Description of the task:
Output nothing but the lines from the one with "Rebuild this chart" through the one with "const chart = echarts.init(document.getElementById('chart'));", including both. Leave the pictures out of the copy.

Input records:
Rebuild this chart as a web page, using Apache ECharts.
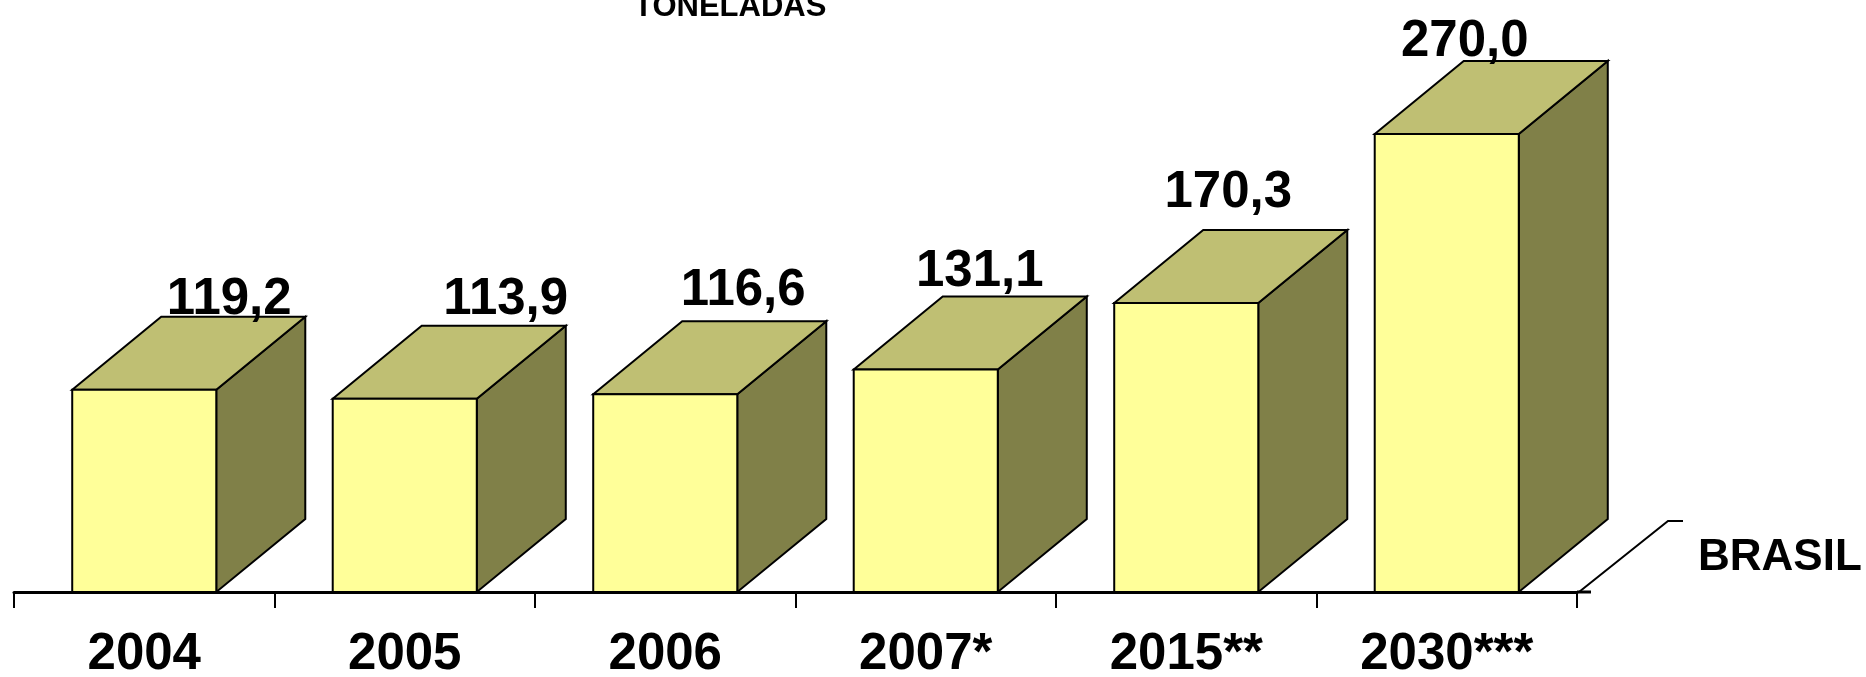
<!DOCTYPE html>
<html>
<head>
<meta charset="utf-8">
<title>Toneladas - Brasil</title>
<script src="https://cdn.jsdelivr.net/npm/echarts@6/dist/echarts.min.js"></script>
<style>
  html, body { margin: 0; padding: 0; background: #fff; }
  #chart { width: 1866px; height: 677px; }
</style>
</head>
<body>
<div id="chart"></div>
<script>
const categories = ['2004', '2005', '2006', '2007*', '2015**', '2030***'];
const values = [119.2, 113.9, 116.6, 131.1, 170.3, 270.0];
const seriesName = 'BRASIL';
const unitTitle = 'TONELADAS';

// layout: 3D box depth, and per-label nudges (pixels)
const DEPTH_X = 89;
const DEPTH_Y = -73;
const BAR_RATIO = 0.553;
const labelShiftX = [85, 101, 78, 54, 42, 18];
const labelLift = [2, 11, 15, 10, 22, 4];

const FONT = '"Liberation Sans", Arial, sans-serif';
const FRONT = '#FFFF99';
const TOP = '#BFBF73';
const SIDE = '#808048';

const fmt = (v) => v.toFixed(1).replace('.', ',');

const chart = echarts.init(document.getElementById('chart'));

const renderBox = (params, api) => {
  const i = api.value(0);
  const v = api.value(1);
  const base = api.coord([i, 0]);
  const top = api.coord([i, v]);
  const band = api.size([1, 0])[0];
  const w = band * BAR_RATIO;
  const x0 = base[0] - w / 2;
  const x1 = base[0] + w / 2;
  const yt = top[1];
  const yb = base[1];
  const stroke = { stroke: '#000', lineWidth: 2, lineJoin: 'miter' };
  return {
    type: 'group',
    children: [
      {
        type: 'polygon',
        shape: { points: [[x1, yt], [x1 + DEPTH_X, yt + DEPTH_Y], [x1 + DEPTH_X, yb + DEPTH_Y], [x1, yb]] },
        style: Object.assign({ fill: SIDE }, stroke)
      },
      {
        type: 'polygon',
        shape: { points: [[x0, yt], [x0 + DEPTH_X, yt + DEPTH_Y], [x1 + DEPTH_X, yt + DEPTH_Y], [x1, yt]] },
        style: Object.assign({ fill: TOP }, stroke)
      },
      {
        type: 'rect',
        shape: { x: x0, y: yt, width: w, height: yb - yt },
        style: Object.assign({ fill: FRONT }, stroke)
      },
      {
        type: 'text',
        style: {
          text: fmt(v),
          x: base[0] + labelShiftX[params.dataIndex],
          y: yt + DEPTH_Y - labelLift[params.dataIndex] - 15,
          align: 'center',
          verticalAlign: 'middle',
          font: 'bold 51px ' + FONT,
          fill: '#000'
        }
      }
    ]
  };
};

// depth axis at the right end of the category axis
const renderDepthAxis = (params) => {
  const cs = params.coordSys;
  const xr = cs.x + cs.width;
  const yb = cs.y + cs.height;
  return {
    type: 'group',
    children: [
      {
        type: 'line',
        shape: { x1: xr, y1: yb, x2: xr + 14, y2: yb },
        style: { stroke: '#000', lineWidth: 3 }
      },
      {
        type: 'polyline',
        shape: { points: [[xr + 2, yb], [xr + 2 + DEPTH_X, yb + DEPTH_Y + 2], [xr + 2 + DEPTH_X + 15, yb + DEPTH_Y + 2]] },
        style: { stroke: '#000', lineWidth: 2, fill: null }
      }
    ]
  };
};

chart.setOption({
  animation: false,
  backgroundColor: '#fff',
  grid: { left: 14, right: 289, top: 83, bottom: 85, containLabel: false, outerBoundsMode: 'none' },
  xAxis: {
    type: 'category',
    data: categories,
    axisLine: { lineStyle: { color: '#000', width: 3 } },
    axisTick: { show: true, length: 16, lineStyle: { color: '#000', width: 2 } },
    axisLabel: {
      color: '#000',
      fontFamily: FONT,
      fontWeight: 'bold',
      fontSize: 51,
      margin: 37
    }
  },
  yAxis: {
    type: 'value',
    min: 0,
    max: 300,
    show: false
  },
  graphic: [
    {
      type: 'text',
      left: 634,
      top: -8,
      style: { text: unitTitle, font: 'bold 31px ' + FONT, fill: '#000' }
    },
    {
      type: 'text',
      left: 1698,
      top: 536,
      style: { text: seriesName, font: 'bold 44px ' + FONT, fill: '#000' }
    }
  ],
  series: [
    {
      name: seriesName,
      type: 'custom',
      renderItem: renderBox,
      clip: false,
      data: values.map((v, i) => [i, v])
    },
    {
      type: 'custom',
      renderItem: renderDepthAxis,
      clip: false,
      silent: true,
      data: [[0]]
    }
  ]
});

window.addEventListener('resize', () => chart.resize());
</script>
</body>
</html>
==
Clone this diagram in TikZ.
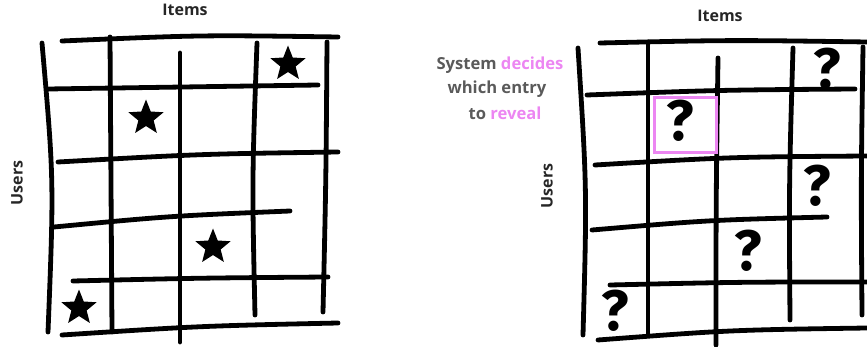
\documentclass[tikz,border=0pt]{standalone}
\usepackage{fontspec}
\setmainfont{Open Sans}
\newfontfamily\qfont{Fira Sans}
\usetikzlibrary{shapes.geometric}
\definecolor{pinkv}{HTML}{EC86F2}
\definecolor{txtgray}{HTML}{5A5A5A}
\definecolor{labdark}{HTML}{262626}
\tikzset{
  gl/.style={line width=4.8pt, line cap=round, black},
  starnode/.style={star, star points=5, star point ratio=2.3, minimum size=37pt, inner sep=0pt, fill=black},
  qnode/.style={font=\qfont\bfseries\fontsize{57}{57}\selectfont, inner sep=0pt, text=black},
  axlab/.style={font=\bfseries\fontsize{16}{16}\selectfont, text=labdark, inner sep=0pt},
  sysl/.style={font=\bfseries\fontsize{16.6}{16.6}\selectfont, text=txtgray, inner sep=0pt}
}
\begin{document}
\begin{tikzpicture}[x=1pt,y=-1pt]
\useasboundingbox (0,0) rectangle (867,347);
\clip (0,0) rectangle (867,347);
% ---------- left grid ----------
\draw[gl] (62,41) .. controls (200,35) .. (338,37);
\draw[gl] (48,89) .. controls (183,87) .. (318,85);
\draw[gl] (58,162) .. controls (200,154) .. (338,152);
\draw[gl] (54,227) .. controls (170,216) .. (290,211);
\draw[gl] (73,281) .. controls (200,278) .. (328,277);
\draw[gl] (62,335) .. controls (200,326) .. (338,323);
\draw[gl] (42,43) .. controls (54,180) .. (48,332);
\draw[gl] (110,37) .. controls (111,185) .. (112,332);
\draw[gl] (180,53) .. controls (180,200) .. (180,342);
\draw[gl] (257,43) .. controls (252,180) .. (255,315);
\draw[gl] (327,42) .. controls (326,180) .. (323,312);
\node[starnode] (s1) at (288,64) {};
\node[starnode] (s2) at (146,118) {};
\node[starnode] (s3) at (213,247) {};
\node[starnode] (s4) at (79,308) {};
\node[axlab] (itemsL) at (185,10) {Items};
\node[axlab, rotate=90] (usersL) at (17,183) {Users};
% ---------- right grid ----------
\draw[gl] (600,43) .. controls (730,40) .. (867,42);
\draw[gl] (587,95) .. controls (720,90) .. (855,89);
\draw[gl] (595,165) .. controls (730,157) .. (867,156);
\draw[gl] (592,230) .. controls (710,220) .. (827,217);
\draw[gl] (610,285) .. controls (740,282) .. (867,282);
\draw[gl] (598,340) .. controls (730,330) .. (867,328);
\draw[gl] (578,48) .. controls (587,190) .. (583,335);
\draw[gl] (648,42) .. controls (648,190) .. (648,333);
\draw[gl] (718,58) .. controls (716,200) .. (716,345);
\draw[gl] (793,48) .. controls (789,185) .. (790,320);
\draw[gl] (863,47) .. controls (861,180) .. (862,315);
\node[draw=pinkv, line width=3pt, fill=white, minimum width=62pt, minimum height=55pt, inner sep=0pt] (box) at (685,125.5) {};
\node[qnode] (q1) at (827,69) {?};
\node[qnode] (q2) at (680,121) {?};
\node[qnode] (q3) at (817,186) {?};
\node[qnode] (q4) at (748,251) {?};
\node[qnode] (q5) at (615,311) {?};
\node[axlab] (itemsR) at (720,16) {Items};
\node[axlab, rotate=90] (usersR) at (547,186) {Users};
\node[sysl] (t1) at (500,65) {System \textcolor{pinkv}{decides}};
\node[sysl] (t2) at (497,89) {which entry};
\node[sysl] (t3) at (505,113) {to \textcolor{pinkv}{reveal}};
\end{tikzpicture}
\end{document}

Final answer:
Rebuild this chart as a web page, using Apache ECharts.
<!DOCTYPE html>
<html>
<head>
<meta charset="utf-8">
<title>Toneladas - Brasil</title>
<script src="https://cdn.jsdelivr.net/npm/echarts@6/dist/echarts.min.js"></script>
<style>
  html, body { margin: 0; padding: 0; background: #fff; }
  #chart { width: 1866px; height: 677px; }
</style>
</head>
<body>
<div id="chart"></div>
<script>
const categories = ['2004', '2005', '2006', '2007*', '2015**', '2030***'];
const values = [119.2, 113.9, 116.6, 131.1, 170.3, 270.0];
const seriesName = 'BRASIL';
const unitTitle = 'TONELADAS';

// layout: 3D box depth, and per-label nudges (pixels)
const DEPTH_X = 89;
const DEPTH_Y = -73;
const BAR_RATIO = 0.553;
const labelShiftX = [85, 101, 78, 54, 42, 18];
const labelLift = [2, 11, 15, 10, 22, 4];

const FONT = '"Liberation Sans", Arial, sans-serif';
const FRONT = '#FFFF99';
const TOP = '#BFBF73';
const SIDE = '#808048';

const fmt = (v) => v.toFixed(1).replace('.', ',');

const chart = echarts.init(document.getElementById('chart'));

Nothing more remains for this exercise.